*TASK BRIEF*.
Quote, line for line, the entries from the first through the one containing "(1093,391) rectangle (1101,399);". Pictures are left out.

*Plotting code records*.
+++

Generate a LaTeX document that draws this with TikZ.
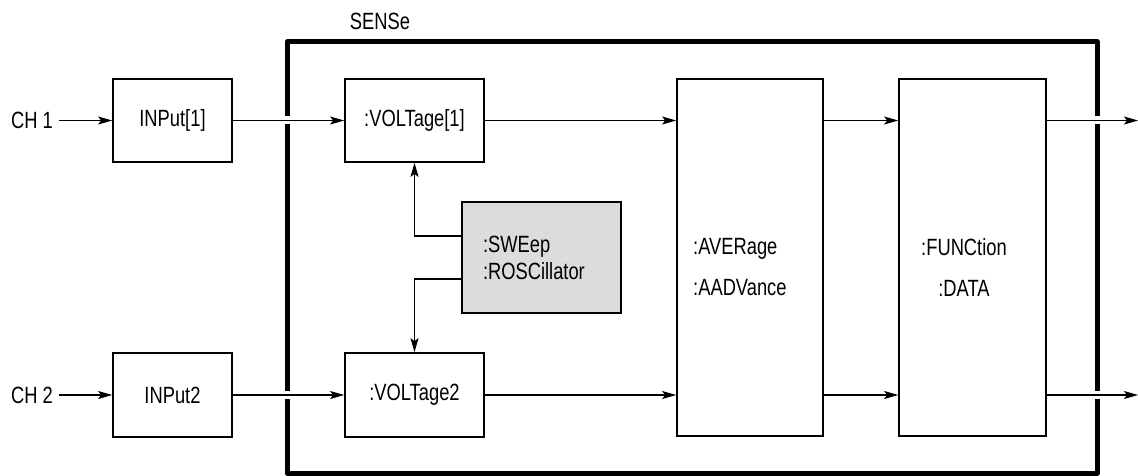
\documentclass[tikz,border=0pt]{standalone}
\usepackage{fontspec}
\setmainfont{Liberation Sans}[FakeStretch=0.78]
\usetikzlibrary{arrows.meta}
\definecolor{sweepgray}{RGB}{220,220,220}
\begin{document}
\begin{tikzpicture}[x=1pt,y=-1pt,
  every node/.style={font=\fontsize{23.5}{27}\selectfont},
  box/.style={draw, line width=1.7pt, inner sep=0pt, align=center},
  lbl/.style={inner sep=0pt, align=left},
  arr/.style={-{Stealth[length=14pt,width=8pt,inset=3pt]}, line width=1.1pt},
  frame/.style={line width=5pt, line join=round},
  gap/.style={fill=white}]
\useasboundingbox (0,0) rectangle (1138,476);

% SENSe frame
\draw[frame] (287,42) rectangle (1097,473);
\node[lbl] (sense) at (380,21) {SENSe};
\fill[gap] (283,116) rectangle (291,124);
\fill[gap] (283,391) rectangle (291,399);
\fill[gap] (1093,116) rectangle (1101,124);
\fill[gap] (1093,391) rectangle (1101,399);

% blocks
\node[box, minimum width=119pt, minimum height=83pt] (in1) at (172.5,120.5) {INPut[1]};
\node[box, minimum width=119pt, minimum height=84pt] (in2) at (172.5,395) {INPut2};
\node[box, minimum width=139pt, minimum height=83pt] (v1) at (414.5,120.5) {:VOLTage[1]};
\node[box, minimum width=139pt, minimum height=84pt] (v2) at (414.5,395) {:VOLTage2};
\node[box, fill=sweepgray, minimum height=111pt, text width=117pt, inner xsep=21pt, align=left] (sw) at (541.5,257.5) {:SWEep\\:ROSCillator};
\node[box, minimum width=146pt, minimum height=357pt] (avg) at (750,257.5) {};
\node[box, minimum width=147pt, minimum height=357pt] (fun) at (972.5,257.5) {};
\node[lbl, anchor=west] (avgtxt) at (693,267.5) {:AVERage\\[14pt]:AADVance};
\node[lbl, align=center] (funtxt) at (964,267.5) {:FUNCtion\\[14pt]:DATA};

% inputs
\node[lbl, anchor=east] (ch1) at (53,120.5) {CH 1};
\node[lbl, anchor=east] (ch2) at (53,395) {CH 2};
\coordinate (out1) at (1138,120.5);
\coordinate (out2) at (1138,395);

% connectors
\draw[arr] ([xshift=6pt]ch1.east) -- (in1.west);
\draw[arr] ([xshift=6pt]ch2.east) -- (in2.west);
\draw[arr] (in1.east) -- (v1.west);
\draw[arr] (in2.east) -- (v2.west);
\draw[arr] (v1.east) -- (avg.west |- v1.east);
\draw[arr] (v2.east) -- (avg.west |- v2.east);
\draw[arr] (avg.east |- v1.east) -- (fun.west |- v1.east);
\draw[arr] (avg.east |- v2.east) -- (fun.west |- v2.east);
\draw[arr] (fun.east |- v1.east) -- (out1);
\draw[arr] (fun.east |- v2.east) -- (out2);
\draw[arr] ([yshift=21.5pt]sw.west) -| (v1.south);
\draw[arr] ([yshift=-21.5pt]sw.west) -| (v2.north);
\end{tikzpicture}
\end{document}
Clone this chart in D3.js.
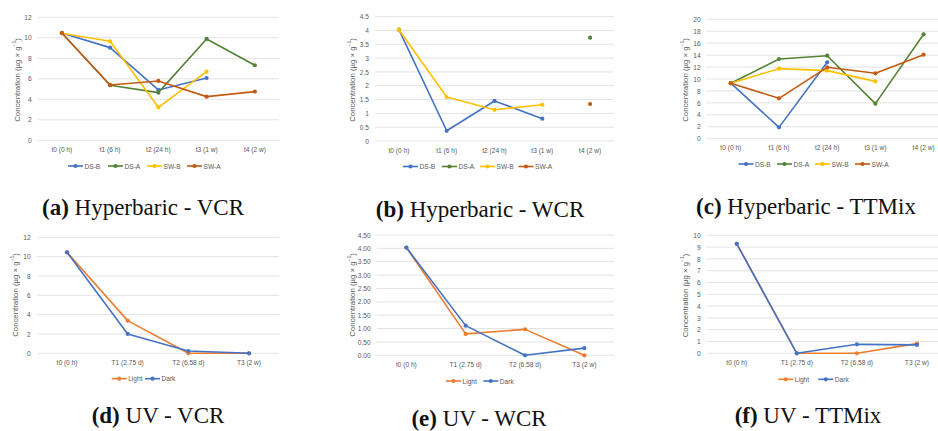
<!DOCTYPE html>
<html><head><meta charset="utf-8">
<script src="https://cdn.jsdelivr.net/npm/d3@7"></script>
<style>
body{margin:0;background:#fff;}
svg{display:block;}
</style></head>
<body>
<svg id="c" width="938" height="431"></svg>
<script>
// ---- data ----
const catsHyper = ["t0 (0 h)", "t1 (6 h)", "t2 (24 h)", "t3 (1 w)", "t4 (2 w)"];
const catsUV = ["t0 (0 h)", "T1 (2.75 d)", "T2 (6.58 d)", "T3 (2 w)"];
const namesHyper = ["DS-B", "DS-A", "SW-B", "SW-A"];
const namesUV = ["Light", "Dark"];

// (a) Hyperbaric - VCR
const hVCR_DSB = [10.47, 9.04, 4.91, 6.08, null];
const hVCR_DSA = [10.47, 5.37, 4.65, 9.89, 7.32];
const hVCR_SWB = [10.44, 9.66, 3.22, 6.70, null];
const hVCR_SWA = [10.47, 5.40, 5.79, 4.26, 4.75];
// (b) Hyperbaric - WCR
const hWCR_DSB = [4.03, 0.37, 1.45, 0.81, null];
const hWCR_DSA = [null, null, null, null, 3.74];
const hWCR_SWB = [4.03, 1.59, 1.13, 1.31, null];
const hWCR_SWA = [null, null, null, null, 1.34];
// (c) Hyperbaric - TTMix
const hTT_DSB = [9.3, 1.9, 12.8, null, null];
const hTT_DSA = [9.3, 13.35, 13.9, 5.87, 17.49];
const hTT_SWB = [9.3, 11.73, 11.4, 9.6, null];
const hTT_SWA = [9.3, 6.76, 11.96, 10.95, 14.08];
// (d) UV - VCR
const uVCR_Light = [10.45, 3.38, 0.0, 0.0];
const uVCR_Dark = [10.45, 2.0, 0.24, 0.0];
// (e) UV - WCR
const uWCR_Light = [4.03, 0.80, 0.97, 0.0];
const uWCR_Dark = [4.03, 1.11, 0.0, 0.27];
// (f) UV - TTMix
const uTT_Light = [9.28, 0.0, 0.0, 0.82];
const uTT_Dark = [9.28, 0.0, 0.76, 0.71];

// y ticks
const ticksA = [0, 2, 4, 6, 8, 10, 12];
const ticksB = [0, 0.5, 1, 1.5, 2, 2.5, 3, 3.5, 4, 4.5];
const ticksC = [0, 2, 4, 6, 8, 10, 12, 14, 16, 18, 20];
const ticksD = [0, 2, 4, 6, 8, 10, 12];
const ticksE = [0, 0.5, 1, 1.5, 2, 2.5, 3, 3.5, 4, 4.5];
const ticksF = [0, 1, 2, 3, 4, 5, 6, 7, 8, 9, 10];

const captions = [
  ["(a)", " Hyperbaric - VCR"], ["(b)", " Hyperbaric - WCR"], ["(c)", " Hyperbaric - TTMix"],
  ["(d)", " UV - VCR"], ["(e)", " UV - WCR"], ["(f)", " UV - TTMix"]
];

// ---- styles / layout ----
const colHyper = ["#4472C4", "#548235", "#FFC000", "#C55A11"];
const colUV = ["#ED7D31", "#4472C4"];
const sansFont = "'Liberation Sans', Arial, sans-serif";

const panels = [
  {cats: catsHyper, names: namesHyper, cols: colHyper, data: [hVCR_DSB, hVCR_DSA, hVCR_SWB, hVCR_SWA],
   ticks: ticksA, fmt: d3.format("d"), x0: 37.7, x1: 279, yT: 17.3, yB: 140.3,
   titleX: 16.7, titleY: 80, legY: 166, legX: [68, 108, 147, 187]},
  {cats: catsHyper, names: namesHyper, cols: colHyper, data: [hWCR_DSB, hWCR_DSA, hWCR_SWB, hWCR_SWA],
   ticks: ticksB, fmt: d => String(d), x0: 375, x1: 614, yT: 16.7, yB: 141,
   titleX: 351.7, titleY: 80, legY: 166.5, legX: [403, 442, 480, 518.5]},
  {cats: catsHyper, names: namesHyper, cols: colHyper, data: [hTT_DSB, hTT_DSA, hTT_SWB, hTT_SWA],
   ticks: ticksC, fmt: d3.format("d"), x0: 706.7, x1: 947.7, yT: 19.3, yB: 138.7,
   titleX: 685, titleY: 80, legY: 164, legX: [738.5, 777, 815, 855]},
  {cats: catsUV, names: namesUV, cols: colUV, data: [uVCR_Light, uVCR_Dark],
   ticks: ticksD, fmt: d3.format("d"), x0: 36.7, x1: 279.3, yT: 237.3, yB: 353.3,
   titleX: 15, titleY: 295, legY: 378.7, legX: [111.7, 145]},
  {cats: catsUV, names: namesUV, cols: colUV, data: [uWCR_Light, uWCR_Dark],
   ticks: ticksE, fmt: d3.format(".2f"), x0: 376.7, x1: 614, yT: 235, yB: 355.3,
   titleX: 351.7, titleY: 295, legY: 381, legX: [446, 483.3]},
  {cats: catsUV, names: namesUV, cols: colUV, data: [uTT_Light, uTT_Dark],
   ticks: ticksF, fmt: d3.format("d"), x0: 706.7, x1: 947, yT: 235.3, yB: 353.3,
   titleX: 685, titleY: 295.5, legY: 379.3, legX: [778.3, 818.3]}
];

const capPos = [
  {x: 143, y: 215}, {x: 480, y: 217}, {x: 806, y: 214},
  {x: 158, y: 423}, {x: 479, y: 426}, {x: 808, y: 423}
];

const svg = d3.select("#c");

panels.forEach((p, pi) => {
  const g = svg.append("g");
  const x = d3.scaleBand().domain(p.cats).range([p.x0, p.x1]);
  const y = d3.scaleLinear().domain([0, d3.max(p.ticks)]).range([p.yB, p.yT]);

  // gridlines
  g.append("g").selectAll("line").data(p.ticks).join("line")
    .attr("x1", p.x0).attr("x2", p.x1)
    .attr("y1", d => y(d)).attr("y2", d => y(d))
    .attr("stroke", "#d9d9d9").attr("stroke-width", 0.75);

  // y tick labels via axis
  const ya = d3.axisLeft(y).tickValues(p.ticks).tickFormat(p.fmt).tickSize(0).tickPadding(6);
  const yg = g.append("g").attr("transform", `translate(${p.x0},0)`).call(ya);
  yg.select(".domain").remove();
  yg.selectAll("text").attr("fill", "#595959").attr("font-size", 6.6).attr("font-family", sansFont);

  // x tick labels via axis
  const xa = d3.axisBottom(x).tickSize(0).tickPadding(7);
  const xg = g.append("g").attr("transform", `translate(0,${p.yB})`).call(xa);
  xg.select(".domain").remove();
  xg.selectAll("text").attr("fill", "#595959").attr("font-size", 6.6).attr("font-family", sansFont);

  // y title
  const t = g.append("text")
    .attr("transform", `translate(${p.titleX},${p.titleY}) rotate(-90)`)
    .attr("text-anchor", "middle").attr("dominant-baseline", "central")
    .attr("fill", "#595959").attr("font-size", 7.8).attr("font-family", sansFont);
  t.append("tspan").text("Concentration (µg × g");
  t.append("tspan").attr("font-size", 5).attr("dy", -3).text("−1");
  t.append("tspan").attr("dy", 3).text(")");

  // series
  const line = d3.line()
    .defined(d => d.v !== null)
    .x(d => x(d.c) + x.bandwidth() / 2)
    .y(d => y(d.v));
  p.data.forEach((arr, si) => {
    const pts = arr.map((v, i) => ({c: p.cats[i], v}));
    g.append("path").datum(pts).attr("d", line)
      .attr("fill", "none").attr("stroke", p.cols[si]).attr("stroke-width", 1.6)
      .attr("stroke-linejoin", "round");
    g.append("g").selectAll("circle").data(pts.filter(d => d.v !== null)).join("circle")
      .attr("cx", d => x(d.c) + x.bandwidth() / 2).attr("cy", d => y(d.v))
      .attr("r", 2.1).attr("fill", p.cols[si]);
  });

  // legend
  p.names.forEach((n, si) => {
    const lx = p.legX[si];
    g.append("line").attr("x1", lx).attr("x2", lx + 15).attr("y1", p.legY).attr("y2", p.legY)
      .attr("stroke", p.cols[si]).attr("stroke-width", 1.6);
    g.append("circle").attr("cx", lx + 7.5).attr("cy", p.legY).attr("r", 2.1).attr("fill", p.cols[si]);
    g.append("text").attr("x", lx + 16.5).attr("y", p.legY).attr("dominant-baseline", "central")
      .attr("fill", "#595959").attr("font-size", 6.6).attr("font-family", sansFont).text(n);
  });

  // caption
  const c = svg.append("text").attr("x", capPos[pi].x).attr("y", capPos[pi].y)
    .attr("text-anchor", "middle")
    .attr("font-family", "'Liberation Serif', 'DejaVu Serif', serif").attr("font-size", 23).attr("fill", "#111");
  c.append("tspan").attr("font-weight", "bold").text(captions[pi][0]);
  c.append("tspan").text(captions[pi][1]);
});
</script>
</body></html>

+++

*SOLUTION*.
Generate a LaTeX document that draws this with TikZ.
\documentclass[tikz,border=0pt]{standalone}
\usepackage{fontspec}
\setmainfont{Liberation Sans}[FakeStretch=0.78]
\usetikzlibrary{arrows.meta}
\definecolor{sweepgray}{RGB}{220,220,220}
\begin{document}
\begin{tikzpicture}[x=1pt,y=-1pt,
  every node/.style={font=\fontsize{23.5}{27}\selectfont},
  box/.style={draw, line width=1.7pt, inner sep=0pt, align=center},
  lbl/.style={inner sep=0pt, align=left},
  arr/.style={-{Stealth[length=14pt,width=8pt,inset=3pt]}, line width=1.1pt},
  frame/.style={line width=5pt, line join=round},
  gap/.style={fill=white}]
\useasboundingbox (0,0) rectangle (1138,476);

% SENSe frame
\draw[frame] (287,42) rectangle (1097,473);
\node[lbl] (sense) at (380,21) {SENSe};
\fill[gap] (283,116) rectangle (291,124);
\fill[gap] (283,391) rectangle (291,399);
\fill[gap] (1093,116) rectangle (1101,124);
\fill[gap] (1093,391) rectangle (1101,399);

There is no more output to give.